De vervolging vangt aan op het moment dat het Openbaar Ministerie de strafrechter betrekt in een zaak, bijvoorbeeld door het doen van de vordering dat de Rechter-Commissaris zal overgaan tot een gerechtelijk vooronderzoek ten aanzien van een strafbaar feit met betrekking tot de verdachte als bedoeld in art. 181 Sv, door het doen uitgaan van de dagvaarding van de verdachte ter terechtzitting in de hoofdzaak, door het doen van de vordering tot machtiging door de Rechter-Commissaris tot het op de voet van art. 94a Sv leggen van conservatoir beslag als bedoeld in art. 103 Sv of door het doen van de vordering tot het verlenen van een machtiging tot het instellen van een strafrechtelijk financieel onderzoek als bedoeld in art. 126 Sv.

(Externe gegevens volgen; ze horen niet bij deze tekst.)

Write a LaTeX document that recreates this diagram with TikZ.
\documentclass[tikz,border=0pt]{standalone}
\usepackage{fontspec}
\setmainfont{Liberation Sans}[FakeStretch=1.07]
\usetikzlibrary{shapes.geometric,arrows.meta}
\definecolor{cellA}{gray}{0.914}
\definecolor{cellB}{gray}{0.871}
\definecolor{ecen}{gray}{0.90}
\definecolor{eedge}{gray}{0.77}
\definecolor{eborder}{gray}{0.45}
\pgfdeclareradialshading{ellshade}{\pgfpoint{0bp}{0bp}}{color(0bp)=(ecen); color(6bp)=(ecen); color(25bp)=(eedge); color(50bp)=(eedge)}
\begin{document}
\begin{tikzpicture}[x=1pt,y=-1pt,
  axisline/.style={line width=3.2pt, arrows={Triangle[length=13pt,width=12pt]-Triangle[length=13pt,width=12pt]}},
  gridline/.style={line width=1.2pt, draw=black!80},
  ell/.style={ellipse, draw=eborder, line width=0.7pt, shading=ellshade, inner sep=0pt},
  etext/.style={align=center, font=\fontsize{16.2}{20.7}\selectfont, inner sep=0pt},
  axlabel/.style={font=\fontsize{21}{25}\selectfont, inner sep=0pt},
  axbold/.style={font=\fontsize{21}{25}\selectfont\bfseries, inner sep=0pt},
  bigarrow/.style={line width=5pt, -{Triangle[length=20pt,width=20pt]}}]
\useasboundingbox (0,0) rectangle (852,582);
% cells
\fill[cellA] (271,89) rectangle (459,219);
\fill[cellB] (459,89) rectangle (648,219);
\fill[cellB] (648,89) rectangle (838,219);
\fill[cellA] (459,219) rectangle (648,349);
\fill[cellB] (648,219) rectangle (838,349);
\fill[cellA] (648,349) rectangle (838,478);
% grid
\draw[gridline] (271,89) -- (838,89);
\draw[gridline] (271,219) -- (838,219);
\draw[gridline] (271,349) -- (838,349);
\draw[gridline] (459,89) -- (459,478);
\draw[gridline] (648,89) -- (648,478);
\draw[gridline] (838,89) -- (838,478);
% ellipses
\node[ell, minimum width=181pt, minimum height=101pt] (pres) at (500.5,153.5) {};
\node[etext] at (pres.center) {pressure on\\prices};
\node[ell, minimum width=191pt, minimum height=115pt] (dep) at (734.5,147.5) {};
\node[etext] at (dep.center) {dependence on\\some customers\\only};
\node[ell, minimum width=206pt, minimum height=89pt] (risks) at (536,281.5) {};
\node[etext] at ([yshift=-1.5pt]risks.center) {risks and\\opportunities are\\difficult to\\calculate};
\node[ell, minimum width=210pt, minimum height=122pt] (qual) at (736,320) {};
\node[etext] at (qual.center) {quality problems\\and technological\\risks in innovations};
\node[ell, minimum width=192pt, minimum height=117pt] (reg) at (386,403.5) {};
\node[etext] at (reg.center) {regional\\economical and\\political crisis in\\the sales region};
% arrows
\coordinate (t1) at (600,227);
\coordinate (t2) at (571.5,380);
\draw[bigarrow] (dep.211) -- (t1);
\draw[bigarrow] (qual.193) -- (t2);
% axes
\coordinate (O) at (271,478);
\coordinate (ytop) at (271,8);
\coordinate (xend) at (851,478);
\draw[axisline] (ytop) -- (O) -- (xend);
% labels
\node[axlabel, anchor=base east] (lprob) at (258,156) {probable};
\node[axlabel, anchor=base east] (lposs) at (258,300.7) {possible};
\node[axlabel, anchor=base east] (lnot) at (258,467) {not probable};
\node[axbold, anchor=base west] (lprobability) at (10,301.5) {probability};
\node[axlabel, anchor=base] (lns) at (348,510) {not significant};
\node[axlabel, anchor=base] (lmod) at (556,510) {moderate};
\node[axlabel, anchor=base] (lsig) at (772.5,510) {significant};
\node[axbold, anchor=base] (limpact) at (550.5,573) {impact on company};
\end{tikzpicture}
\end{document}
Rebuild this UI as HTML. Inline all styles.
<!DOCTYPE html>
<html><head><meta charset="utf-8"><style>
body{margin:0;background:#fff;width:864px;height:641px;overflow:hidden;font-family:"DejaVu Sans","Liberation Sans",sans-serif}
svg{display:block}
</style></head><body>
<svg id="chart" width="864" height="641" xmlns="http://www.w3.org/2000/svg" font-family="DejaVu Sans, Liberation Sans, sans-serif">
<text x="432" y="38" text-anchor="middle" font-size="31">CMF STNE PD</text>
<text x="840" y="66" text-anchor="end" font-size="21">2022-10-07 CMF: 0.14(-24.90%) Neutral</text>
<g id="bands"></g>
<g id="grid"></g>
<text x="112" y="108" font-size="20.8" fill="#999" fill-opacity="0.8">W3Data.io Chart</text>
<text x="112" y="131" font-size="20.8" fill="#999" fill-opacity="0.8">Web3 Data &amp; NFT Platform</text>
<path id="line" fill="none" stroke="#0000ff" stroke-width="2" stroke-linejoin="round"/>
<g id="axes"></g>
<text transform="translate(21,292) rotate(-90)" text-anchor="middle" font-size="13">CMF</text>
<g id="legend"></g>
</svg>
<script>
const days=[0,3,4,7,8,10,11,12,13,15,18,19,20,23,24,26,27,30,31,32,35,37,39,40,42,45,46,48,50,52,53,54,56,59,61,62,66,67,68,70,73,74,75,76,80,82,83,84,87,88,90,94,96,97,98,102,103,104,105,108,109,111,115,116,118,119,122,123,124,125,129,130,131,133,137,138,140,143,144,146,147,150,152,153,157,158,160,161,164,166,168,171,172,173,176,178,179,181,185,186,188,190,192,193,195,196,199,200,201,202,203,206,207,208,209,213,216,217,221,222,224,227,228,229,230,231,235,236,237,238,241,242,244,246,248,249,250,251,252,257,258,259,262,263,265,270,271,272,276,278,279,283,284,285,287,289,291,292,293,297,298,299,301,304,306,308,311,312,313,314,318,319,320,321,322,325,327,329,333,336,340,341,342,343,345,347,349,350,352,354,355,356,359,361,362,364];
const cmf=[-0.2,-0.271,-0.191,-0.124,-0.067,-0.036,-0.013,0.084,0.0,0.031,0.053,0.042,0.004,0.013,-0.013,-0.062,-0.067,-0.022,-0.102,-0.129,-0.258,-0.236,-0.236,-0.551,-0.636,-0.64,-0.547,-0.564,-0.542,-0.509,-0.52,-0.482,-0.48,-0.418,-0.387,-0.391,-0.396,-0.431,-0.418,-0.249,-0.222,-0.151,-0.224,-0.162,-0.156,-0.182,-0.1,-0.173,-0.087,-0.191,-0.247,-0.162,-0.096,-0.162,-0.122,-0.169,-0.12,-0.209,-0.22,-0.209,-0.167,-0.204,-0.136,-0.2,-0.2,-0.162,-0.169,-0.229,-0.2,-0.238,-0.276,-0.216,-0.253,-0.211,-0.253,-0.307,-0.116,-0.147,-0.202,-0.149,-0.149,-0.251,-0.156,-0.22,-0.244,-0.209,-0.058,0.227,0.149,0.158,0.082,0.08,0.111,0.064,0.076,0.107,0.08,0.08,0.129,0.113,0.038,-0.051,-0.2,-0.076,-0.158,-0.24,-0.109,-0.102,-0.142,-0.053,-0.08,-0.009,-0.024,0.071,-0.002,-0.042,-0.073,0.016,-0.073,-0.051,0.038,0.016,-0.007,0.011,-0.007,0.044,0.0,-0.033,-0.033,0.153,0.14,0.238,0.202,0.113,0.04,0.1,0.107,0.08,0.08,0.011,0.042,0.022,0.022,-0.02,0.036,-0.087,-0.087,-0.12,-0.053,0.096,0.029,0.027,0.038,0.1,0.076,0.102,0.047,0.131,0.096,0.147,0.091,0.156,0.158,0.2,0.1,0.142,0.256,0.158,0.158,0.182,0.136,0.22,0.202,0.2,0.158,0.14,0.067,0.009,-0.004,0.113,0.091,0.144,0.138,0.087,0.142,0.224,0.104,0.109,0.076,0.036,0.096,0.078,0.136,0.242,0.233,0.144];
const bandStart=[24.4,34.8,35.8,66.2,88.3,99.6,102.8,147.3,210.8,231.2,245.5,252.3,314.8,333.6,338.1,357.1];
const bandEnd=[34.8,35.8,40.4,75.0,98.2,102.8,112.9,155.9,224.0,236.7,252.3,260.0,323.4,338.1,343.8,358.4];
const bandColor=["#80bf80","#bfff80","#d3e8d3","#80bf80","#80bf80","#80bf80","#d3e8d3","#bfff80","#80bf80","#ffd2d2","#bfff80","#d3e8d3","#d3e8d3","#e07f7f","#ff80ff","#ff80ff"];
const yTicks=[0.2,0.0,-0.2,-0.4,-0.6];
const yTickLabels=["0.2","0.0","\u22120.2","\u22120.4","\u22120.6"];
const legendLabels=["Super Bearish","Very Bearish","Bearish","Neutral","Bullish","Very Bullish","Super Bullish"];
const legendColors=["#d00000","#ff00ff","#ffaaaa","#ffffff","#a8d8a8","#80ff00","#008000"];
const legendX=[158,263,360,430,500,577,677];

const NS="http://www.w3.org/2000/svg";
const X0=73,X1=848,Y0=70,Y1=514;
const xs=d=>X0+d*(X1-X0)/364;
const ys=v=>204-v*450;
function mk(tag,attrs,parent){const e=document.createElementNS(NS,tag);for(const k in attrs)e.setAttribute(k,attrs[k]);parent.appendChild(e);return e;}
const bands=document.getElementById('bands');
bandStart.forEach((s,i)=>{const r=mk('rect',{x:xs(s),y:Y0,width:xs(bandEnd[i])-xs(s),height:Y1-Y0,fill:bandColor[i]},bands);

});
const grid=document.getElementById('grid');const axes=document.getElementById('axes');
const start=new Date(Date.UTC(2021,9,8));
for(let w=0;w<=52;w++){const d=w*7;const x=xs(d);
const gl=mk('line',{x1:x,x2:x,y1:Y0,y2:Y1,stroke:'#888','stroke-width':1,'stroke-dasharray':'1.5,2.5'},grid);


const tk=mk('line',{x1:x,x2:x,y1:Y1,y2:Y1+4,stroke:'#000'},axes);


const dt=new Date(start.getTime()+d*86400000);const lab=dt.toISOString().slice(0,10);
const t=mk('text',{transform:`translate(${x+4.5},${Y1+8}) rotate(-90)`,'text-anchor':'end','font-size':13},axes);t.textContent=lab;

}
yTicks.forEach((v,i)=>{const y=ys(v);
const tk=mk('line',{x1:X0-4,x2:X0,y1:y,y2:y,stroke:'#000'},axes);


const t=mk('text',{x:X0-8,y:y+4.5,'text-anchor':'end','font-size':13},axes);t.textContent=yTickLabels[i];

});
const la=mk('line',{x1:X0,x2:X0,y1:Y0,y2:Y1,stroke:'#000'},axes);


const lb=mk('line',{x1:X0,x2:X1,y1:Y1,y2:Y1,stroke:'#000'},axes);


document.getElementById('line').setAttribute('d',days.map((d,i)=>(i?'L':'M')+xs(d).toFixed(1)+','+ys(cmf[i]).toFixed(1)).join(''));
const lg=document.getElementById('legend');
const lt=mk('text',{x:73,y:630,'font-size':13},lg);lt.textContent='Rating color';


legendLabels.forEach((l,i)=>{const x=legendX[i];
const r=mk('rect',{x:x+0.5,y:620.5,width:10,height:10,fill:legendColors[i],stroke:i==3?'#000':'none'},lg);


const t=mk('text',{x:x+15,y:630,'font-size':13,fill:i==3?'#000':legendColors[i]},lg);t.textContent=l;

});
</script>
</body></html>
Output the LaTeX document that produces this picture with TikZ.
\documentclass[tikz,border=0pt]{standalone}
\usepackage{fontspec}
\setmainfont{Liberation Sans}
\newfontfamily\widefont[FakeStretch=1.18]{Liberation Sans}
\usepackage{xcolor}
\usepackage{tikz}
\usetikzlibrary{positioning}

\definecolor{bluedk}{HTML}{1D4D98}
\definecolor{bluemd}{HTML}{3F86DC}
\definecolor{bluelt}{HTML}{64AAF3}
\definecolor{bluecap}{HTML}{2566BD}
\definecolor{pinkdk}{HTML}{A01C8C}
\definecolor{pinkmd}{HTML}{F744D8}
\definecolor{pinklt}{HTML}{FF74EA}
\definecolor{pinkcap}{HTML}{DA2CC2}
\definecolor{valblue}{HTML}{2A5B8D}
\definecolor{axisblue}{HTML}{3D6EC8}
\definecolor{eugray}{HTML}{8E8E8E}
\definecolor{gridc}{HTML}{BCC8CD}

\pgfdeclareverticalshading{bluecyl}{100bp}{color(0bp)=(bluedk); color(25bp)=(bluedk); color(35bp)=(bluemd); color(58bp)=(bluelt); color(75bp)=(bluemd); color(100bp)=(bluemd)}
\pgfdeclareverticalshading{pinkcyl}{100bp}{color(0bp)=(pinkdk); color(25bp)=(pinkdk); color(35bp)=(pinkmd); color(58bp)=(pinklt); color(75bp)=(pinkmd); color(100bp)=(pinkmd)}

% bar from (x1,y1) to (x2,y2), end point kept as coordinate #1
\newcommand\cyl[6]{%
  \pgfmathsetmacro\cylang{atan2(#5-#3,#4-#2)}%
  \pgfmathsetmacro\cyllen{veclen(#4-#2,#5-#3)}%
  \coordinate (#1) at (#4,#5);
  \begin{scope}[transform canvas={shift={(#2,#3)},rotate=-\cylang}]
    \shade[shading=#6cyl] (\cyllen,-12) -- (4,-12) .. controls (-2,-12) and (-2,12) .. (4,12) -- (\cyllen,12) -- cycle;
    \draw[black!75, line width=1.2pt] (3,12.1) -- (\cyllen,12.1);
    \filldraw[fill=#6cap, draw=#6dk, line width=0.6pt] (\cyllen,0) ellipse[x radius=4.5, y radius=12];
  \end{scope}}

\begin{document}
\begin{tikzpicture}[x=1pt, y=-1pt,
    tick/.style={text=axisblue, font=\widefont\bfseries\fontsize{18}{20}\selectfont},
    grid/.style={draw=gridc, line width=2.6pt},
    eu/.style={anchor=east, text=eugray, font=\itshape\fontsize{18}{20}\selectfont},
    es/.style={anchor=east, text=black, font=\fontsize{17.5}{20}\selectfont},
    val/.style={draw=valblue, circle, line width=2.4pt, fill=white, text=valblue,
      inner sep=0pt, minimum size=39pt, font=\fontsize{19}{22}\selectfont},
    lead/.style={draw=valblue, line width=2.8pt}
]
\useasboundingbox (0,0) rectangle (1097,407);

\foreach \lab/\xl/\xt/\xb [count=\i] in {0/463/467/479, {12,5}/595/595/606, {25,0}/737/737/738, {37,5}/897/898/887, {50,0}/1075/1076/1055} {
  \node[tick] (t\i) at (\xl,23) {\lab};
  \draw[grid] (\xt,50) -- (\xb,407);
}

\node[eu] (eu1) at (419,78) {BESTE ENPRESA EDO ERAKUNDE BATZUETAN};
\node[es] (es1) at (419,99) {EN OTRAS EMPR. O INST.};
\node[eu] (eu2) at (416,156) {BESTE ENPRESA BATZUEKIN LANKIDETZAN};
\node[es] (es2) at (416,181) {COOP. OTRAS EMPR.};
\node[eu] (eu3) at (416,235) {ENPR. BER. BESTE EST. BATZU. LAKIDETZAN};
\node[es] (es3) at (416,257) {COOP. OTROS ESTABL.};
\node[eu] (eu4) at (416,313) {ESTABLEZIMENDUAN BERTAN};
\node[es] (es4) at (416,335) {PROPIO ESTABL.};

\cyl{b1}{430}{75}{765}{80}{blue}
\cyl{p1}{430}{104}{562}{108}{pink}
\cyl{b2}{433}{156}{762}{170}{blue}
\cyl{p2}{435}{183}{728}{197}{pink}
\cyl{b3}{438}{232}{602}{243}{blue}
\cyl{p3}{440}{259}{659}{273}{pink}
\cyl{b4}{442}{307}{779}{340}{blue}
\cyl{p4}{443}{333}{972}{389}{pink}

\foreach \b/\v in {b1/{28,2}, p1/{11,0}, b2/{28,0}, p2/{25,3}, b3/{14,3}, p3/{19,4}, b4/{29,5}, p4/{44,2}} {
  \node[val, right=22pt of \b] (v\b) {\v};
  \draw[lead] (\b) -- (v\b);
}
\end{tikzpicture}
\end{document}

3.4. Het Hof heeft geoordeeld dat het Openbaar Ministerie ontvankelijk is in zijn vordering tot ontneming van wederrechtelijk verkregen voordeel. In zijn overwegingen heeft het Hof tot uitdrukking gebracht dat het recht tot strafvordering tegen de betrokkene niet aan het Openbaar Ministerie is komen te ontvallen, omdat de strafvervolging is aangevangen ruim vóór 30 juni 2003, de datum waarop volgens opgave van de Kamer van Koophandel de betrokkene is ontbonden.

Dat oordeel geeft, gelet op hetgeen hiervoor onder 3.3.1-3.3.2 is overwogen, niet blijk van een onjuiste rechtsopvatting. Dat oordeel is ook niet onbegrijpelijk, in aanmerking genomen dat tot de stukken van het geding waarvan de Hoge Raad kennisneemt behoren een vordering van de Officier van Justitie tot het verlenen van een machtiging door de Rechter-Commissaris tot het instellen van een strafrechtelijk financieel onderzoek tegen de betrokkene als bedoeld in art. 126, derde lid, Sv, gedateerd 9 augustus 2000, en een op deze vordering verleende machtiging daartoe van de Rechter-Commissaris, gedateerd 31 augustus 2000.

Anders dan het middel stelt, doet aan het oordeel dat het recht tot strafvordering ten aanzien van de betrokkene is blijven bestaan niet af dat de betrokkene mogelijkerwijs ingevolge art. 2:19, vierde lid, BW in civielrechtelijke zin is opgehouden te bestaan omdat zij op het tijdstip van ontbinding geen baten meer had.

3.5. Het middel faalt dus.

4. Beoordeling van het tweede en het derde middel

De middelen kunnen niet tot cassatie leiden. Dit behoeft, gezien art. 81 RO, geen nadere motivering nu de middelen niet nopen tot beantwoording van rechtsvragen in het belang van de rechtseenheid of de rechtsontwikkeling.

5. Slotsom

Nu geen van de middelen tot cassatie kan leiden, terwijl de Hoge Raad ook geen grond aanwezig oordeelt waarop de bestreden uitspraak ambtshalve zou behoren te worden vernietigd, moet het beroep worden verworpen.

6. Beslissing

De Hoge Raad verwerpt het beroep.

Dit arrest is gewezen door de vice-president G.J.M. Corstens als voorzitter, en de raadsheren J.P. Balkema, W.A.M. van Schendel, J.W. Ilsink en H.A.G. Splinter-van Kan, in bijzijn van de griffier S.P. Bakker, en uitgesproken op 2 oktober 2007.